The ceremony included a brief tribute to Jean-Pierre Léaud, the screen immortal who played Antoine Doinel for François Truffaut, beginning with “The 400 Blows”; Mr. Léaud received an honorary Palme d’Or presented by a visibly moved Mr. Desplechin. The best actor award went to Shahab Hosseini, one of the stars of the Iranian movie “Forushande” (“The Salesman”), from the director Asghar Farhadi. This smooth, schematic drama turns on a married couple who are performing in a production of Arthur Miller’s “Death of a Salesman” and whose lives are upended when the wife is attacked. Mr. Farhadi also won for best screenplay.
The best actress prize was given to Jaclyn Jose, the star of “‘Ma’ Rosa,” a slice of naturalism from the Philippine director Brillante Mendoza. Ms. Jose plays a tough, low-level drug dealer who peddles dope out of her small Manila store and, with her addict husband, is swept up in police corruption. The best director prize was, surprisingly, split between the Romanian director Cristian Mungiu, for “Graduation,” and to the French director Olivier Assayas, for “Personal Shopper.” The Jury Prize (effectively third place) went to “American Honey,” from the British director Andrea Arnold. “When I’m happy, I want to dance,” Ms. Arnold said, swaying to the accompanying music.

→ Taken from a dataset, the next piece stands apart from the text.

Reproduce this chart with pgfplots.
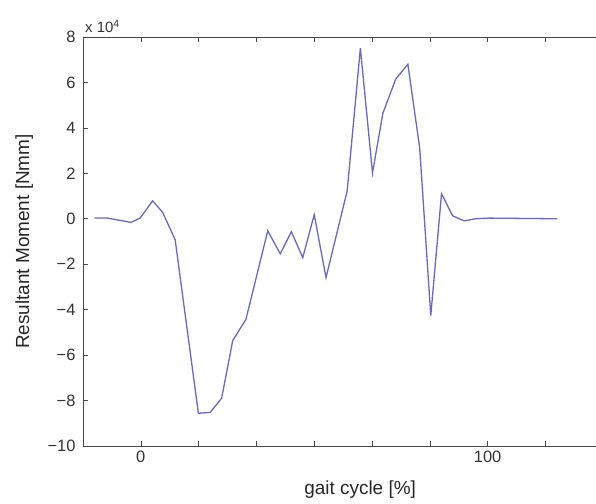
\documentclass[border=0pt]{standalone}
\usepackage{fontspec}
\setmainfont{Liberation Sans}
\usepackage{pgfplots}
\pgfplotsset{compat=1.18}
\definecolor{curve}{RGB}{105,105,190}
\definecolor{axgray}{RGB}{70,70,70}
\begin{document}
\begin{tikzpicture}
\begin{axis}[
  name=ax,
  scale only axis,
  width=543.4bp, height=409bp,
  xmin=-16.6667, xmax=140,
  ymin=-100000, ymax=80000,
  xtick={-16.6667,0,16.6667,33.3333,50,66.6667,83.3333,100,116.6667,133.3333},
  xticklabels={,0,,,,,,100,,},
  ytick={-100000,-80000,...,80000},
  yticklabels={−10,−8,−6,−4,−2,0,2,4,6,8},
  scaled y ticks=false,
  tick align=inside,
  major tick length=5bp,
  tick style={axgray, line width=0.6bp},
  axis line style={axgray, line width=0.9bp},
  ticklabel style={font=\fontsize{16.5}{16.5}\selectfont, text=black!80},
  xticklabel style={yshift=-2bp},
  yticklabel style={xshift=-4bp},
  xlabel={gait cycle [\%]},
  ylabel={Resultant Moment [Nmm]},
  label style={font=\fontsize{19}{19}\selectfont, text=black!85},
  xlabel style={at={(axis description cs:0.51,-0.1076)}, anchor=center},
  ylabel style={at={(axis description cs:-0.108,0.5)}, anchor=center},
]
\addplot[curve, line width=1.3bp] coordinates {
  (-13.4,300) (-9.6,300) (-2.8,-1600) (-0.2,300) (3.4,7900) (6.3,2800)
  (9.9,-9200) (16.6,-85600) (20.0,-85200) (23.3,-79000) (26.5,-53600)
  (30.3,-44300) (36.6,-5300) (40.2,-15400) (43.4,-5700) (46.7,-17100)
  (50.0,1800) (53.4,-25900) (59.5,12300) (63.3,75100) (66.8,20200)
  (69.8,46500) (73.5,61500) (77.0,68000) (80.4,31200) (83.6,-42600)
  (86.7,11000) (89.9,1300) (93.2,-900) (96.5,0) (100.3,300) (120.1,0)
};
\end{axis}
\node[anchor=south west, inner sep=0pt, font=\fontsize{15}{15}\selectfont, text=black!80]
  at ([xshift=2bp, yshift=4bp]ax.north west) {x 10\textsuperscript{4}};
\pgfresetboundingbox
\path[use as bounding box] ([xshift=-83bp,yshift=-58bp]ax.south west) rectangle ++(596bp,504bp);
\end{tikzpicture}
\end{document}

The Canadian filmmaker Xavier Dolan won the Grand Prix prize, second only to the Palme d’Or, for “It’s Only the End of the World,” a decision booed by the press, who watched the ceremony in a live feed from a theater in the same building. “Thank you for feeling the emotion of the film,” Mr. Dolan said, choking up as booing continued from critics across the hallway. “The Happiest Day in the Life of Olli Maki,” a black-and-white movie about a boxer, from the Finnish director Juho Kuosmanen, was awarded the prize for Un Certain Regard, a section reserved for younger and sometimes more adventurous filmmakers.
The Caméra d’Or, for best first feature, went to “Divines,” from the French director Houda Benyamina; it screened in La Quinzaine des Realisateurs, a program that runs parallel with the official selection. The Palme for the best short film was presented to “Timecode,” from the Spanish director Juanjo Giménez.
Information about other winners is at festival-cannes.fr.
An earlier version of this article misstated the award given to Xavier Dolan. It was the Grand Prix prize, not the best director award.